In an article in the Palestine Exploration Quarterly (1959, Vol. XCI, p. 55), Professor G. R. Driver likewise states that “there is no reason to expect such a loan-word in any passage of the Old Testament where no ancient Vs.[Version] attests it.” He considers the Hebrew word (li·lithʹ) to derive from a root word denoting “every kind of twisting motion or twisted object,” even as the Hebrew word layʹlah (or laʹyil) meaning “night” suggests a “wrapping itself round or enfolding the earth.” Such derivation of li·lithʹ, he suggests, may likely point to the “nightjar” as both a nocturnal feeding bird and one noted for its rapid twisting and turning flight as it pursues moths, beetles and other night-flying insects. Tristram, the naturalist, described the nightjar as “becoming very active towards dusk, when they hawk about at great speed and with intricate turnings after their food.”
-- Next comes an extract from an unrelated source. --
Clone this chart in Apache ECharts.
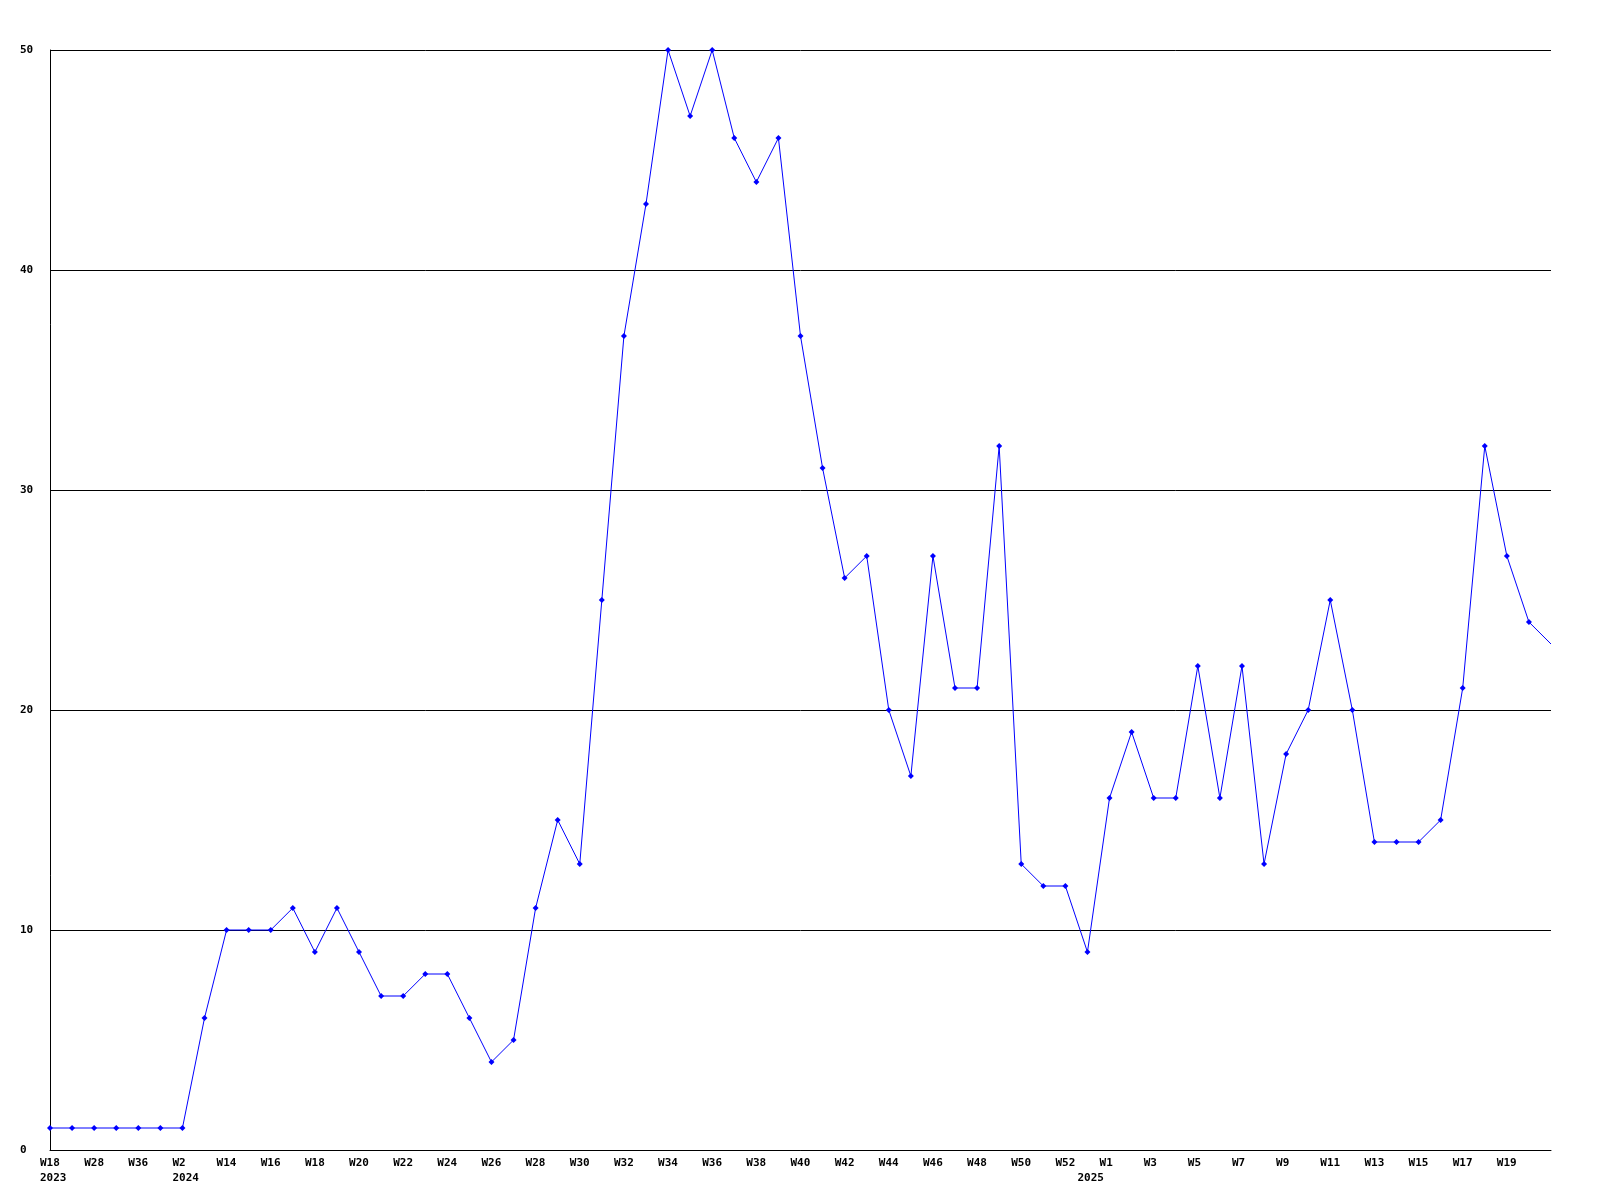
<!DOCTYPE html>
<html>
<head>
<meta charset="utf-8">
<script src="https://cdn.jsdelivr.net/npm/echarts@6/dist/echarts.min.js"></script>
<style>
html,body{margin:0;padding:0;background:#fff;}
#chart{width:1600px;height:1200px;}
</style>
</head>
<body>
<div id="chart"></div>
<script>
var weekLabels = ['W18','W22','W28','W32','W36','W44','W2','W8','W14','W15','W16','W17','W18','W19','W20','W21','W22','W23','W24','W25','W26','W27','W28','W29','W30','W31','W32','W33','W34','W35','W36','W37','W38','W39','W40','W41','W42','W43','W44','W45','W46','W47','W48','W49','W50','W51','W52','W53','W1','W2','W3','W4','W5','W6','W7','W8','W9','W10','W11','W12','W13','W14','W15','W16','W17','W18','W19','W20','W21'];
var yearLabels = ['2023','','','','','','2024','','','','','','','','','','','','','','','','','','','','','','','','','','','','','','','','','','','','','','','','','2025','','','','','','','','','','','','','','','','','','','','',''];
var values = [1,1,1,1,1,1,1,6,10,10,10,11,9,11,9,7,7,8,8,6,4,5,11,15,13,25,37,43,50,47,50,46,44,46,37,31,26,27,20,17,27,21,21,32,13,12,12,9,16,19,16,16,22,16,22,13,18,20,25,20,14,14,14,15,21,32,27,24,23];
var yTicks = [0,10,20,30,40,50];

var categories = weekLabels.map(function(w,i){ return i + ':' + w; });
var lastIdx = values.length - 1;

var font = 'DejaVu Sans Mono';
var chart = echarts.init(document.getElementById('chart'), null, {renderer:'canvas'});
chart.setOption({
  backgroundColor: '#ffffff',
  animation: false,
  grid: {left: 50, right: 49, top: 50, bottom: 50, containLabel: false},
  xAxis: {
    type: 'category',
    data: categories,
    boundaryGap: false,
    axisLine: {show: true, lineStyle: {color: '#000', width: 1}},
    axisTick: {show: false},
    splitLine: {show: false},
    axisLabel: {
      interval: function(i){ return (i % 2 === 0 && i < lastIdx) || yearLabels[i] !== ''; },
      margin: 6,
      align: 'center',
      verticalAlign: 'top',
      formatter: function(val, i){
        var w = (i % 2 === 0) ? weekLabels[i] : ' ';
        var y = yearLabels[i];
        return y ? '{a|' + w + '}\n{a|' + y + '}' : '{a|' + w + '}';
      },
      rich: {
        a: {width: 20, align: 'left', fontFamily: font, fontWeight: 'bold', fontSize: 11, color: '#000', lineHeight: 15}
      }
    }
  },
  yAxis: {
    type: 'value',
    min: yTicks[0],
    max: yTicks[yTicks.length-1],
    interval: 10,
    axisLine: {show: true, lineStyle: {color: '#000', width: 1}},
    axisTick: {show: false},
    splitLine: {show: true, lineStyle: {color: '#000', width: 1}},
    axisLabel: {
      margin: 30,
      align: 'left',
      fontFamily: font,
      fontWeight: 'bold',
      fontSize: 11,
      color: '#000'
    }
  },
  series: [{
    type: 'line',
    data: values,
    symbol: function(v, params){ return params.dataIndex === lastIdx ? 'none' : 'diamond'; },
    symbolSize: 6,
    showSymbol: true,
    lineStyle: {color: '#0000ff', width: 1},
    itemStyle: {color: '#0000ff'},
    clip: true
  }]
});
</script>
</body>
</html>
As to the likelihood of such a bird being found in the arid region of Edom, certain varieties of this bird are known to inhabit waste places. An Egyptian nightjar (Caprimulgus æqyptius) lives almost exclusively in the desert, occupying acacia groves and tamarisk bushes and seeking its food in twilight. Another (Caprimulgus tamaricis) is found at the northern and southern ends of the Dead Sea, hence in regions like that of Edom.
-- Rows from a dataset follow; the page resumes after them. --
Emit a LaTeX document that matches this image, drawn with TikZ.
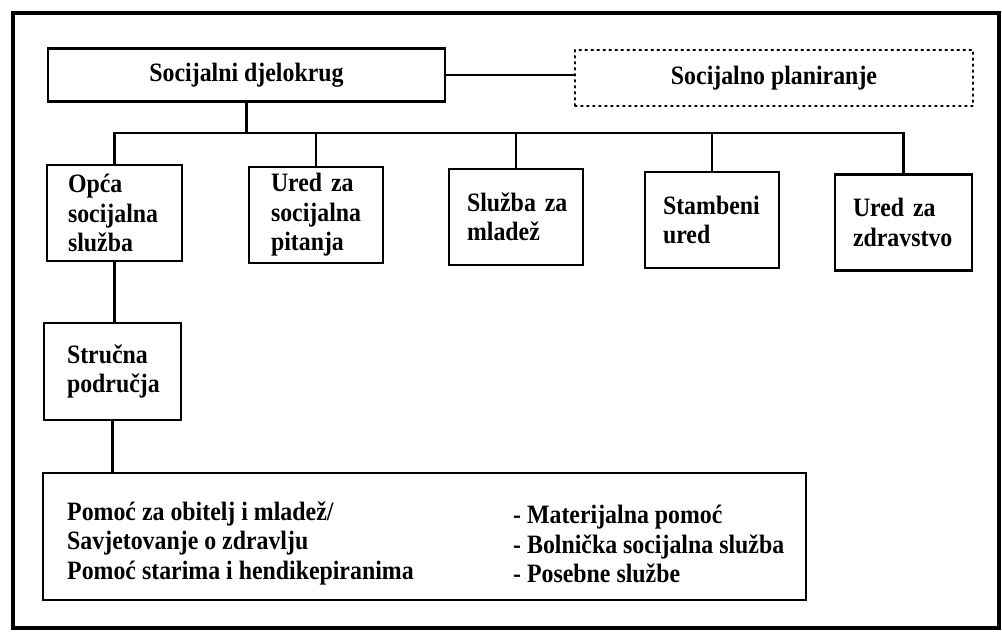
\documentclass[tikz,border=0pt]{standalone}
\usepackage{fontspec}
\setmainfont[FakeStretch=0.9]{Liberation Serif}
\begin{document}
\begin{tikzpicture}[x=1pt,y=-1pt,
  txt/.style={font=\fontsize{26.5}{29.5}\selectfont\bfseries},
  box/.style={draw, line width=2.6pt, inner ysep=0pt, txt},
  child/.style={box, align=left, inner xsep=20pt, minimum height=96pt},
  conn/.style={line width=2.4pt},
]
\useasboundingbox (0,0) rectangle (1002,635);
\draw[line width=4.5pt] (13,13) rectangle (999,628);

\node[box, minimum width=397pt, minimum height=53pt, inner xsep=0pt] (top) at (246.5,75) {Socijalni djelokrug};
\node[draw, line width=2pt, dash pattern=on 1.6pt off 4.4pt, line cap=round, minimum width=398pt, minimum height=56pt, txt] (plan) at (774,78) {Socijalno planiranje};

\node[child, text width=93pt, inner xsep=21pt] (opca) at (114.5,213) {Opća\\socijalna\\služba};
\node[child, text width=90pt, inner xsep=22pt] (ured) at (316,215) {Ured~za\\socijalna\\pitanja};
\node[child, text width=98pt, inner xsep=18pt] (sluzba) at (516,217) {Služba~za\\mladež};
\node[child, text width=98pt, inner xsep=18pt] (stamb) at (712,220) {Stambeni\\ured};
\node[child, text width=101pt, inner xsep=18pt] (zdrav) at (903.5,222.5) {Ured~za\\zdravstvo};

\node[child, text width=91pt, inner xsep=23pt, minimum height=97pt] (strucna) at (112.5,371.5) {Stručna\\područja};

\node[box, minimum width=763pt, minimum height=127pt] (pomoc) at (424.5,536.5) {};
\node[txt, align=left, anchor=west, inner sep=0pt] (lijevo) at (67,543) {Pomoć~za~obitelj~i~mladež/\\Savjetovanje~o~zdravlju\\Pomoć~starima~i~hendikepiranima};
\node[txt, align=left, anchor=west, inner sep=0pt] (desno) at (513,544) {-~Materijalna~pomoć\\-~Bolnička~socijalna~služba\\-~Posebne~službe};

\coordinate (busy) at (0,133);
\draw[conn] (top.east) -- (top.east -| plan.west);
\draw[conn] (top.south) -- (top.south |- busy);
\draw[conn] (opca.north) -- (opca.north |- busy) -- (zdrav.north |- busy) -- (zdrav.north);
\draw[conn] (ured.north) -- (ured.north |- busy);
\draw[conn] (sluzba.north) -- (sluzba.north |- busy);
\draw[conn] (stamb.north) -- (stamb.north |- busy);
\draw[conn] (opca.south) -- (opca.south |- strucna.north);
\draw[conn] (strucna.south) -- (strucna.south |- pomoc.north);
\end{tikzpicture}
\end{document}
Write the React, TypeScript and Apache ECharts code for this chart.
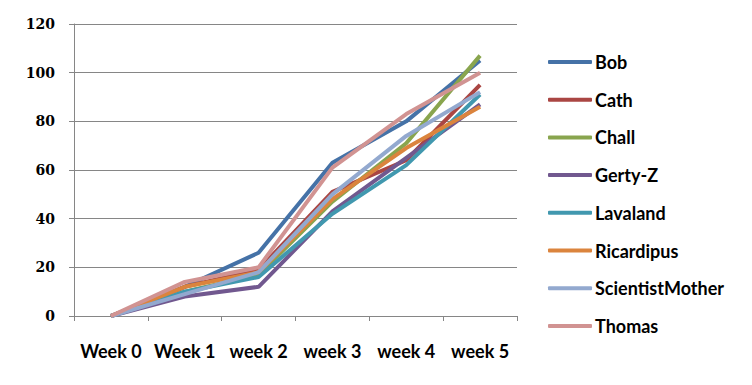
import React, { useEffect, useRef } from "react";
import * as echarts from "echarts";

const categories = ["Week 0", "Week 1", "week 2", "week 3", "week 4", "week 5"];
const seriesNames = ["Bob", "Cath", "Chall", "Gerty-Z", "Lavaland", "Ricardipus", "ScientistMother", "Thomas"];
const bob = [0, 12, 26, 63, 80, 105];
const cath = [0, 12, 19, 51, 64, 95];
const chall = [0, 10, 17, 47, 71, 107];
const gerty = [0, 8, 12, 43, 65, 87];
const lavaland = [0, 10, 16, 42, 62, 91];
const ricardipus = [0, 12, 18, 48, 69, 86];
const scientistMother = [0, 9, 18, 50, 74, 92];
const thomas = [0, 14, 20, 61, 83, 100];
const colors = ["#4572A7", "#AA4643", "#89A54E", "#71588F", "#4198AF", "#DB843D", "#93A9CF", "#D19392"];
const yTicks = { min: 0, max: 120, interval: 20 };

export default function App() {
  const ref = useRef<HTMLDivElement>(null);
  useEffect(() => {
    if (!ref.current) return;
    const chart = echarts.init(ref.current, undefined, { renderer: "svg" });
    const data = [bob, cath, chall, gerty, lavaland, ricardipus, scientistMother, thomas];
    const font = "Lato";
    chart.setOption({
      animation: false,
      color: colors,
      grid: { left: 74, right: 235, top: 24, bottom: 69 },
      legend: {
        orient: "vertical",
        left: 543,
        top: 47,
        itemWidth: 44,
        itemHeight: 4,
        itemGap: 17.7,
        icon: "roundRect",
        data: seriesNames,
        textStyle: { fontFamily: font, fontWeight: "bold", fontSize: 18, color: "#000", lineHeight: 20, padding: [0, 0, 0, -2] },
      },
      xAxis: {
        type: "category",
        data: categories,
        boundaryGap: true,
        axisLine: { lineStyle: { color: "#868686", width: 1 } },
        axisTick: { show: true, length: 5, lineStyle: { color: "#868686" } },
        axisLabel: { interval: 0, fontFamily: font, fontWeight: "bold", fontSize: 18, color: "#000", margin: 26 },
      },
      yAxis: {
        type: "value",
        min: yTicks.min,
        max: yTicks.max,
        interval: yTicks.interval,
        axisLine: { show: true, lineStyle: { color: "#868686", width: 1 } },
        axisTick: { show: true, length: 5, lineStyle: { color: "#868686" } },
        splitLine: { lineStyle: { color: "#868686", width: 1 } },
        axisLabel: { fontFamily: "DejaVu Serif", fontWeight: "bold", fontSize: 14, color: "#000", margin: 19 },
      },
      series: seriesNames.map((name, i) => ({
        name,
        type: "line",
        data: data[i],
        showSymbol: false,
        symbol: "none",
        lineStyle: { width: 4, color: colors[i] },
        itemStyle: { color: colors[i] },
      })),
    });
    return () => chart.dispose();
  }, []);
  return <div ref={ref} style={{ width: 752, height: 385, position: "absolute", left: 0, top: 0 }} />;
}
The nightjar is considered to be related to the owl and to include the whippoorwill among its members. Its English name derives from the fact that, like the owl, it is a nocturnal feeder and also from the peculiar “jarring” sound it makes, described as like the churring sound of “a pallet falling on the cogs of a rapidly-working wheel.” About eleven inches (28 centimeters) in length with a wingspan of twenty inches (51 centimeters), its plumage resembles the owl’s, being soft and delicately mottled with gray and brown. The soft wing feathers also allow for noiseless flight like that of the owls. Unlike the owl, however, it is solely an insect eater, equipped with a small beak but an unusually large mouth in which it engulfs its food, large bristles projecting from the corners of the mouth helping to funnel in the insects. Its large mouth is evidently the reason for its also being called the “goatsucker,” an ancient legend holding that the bird sucked the milk of goats.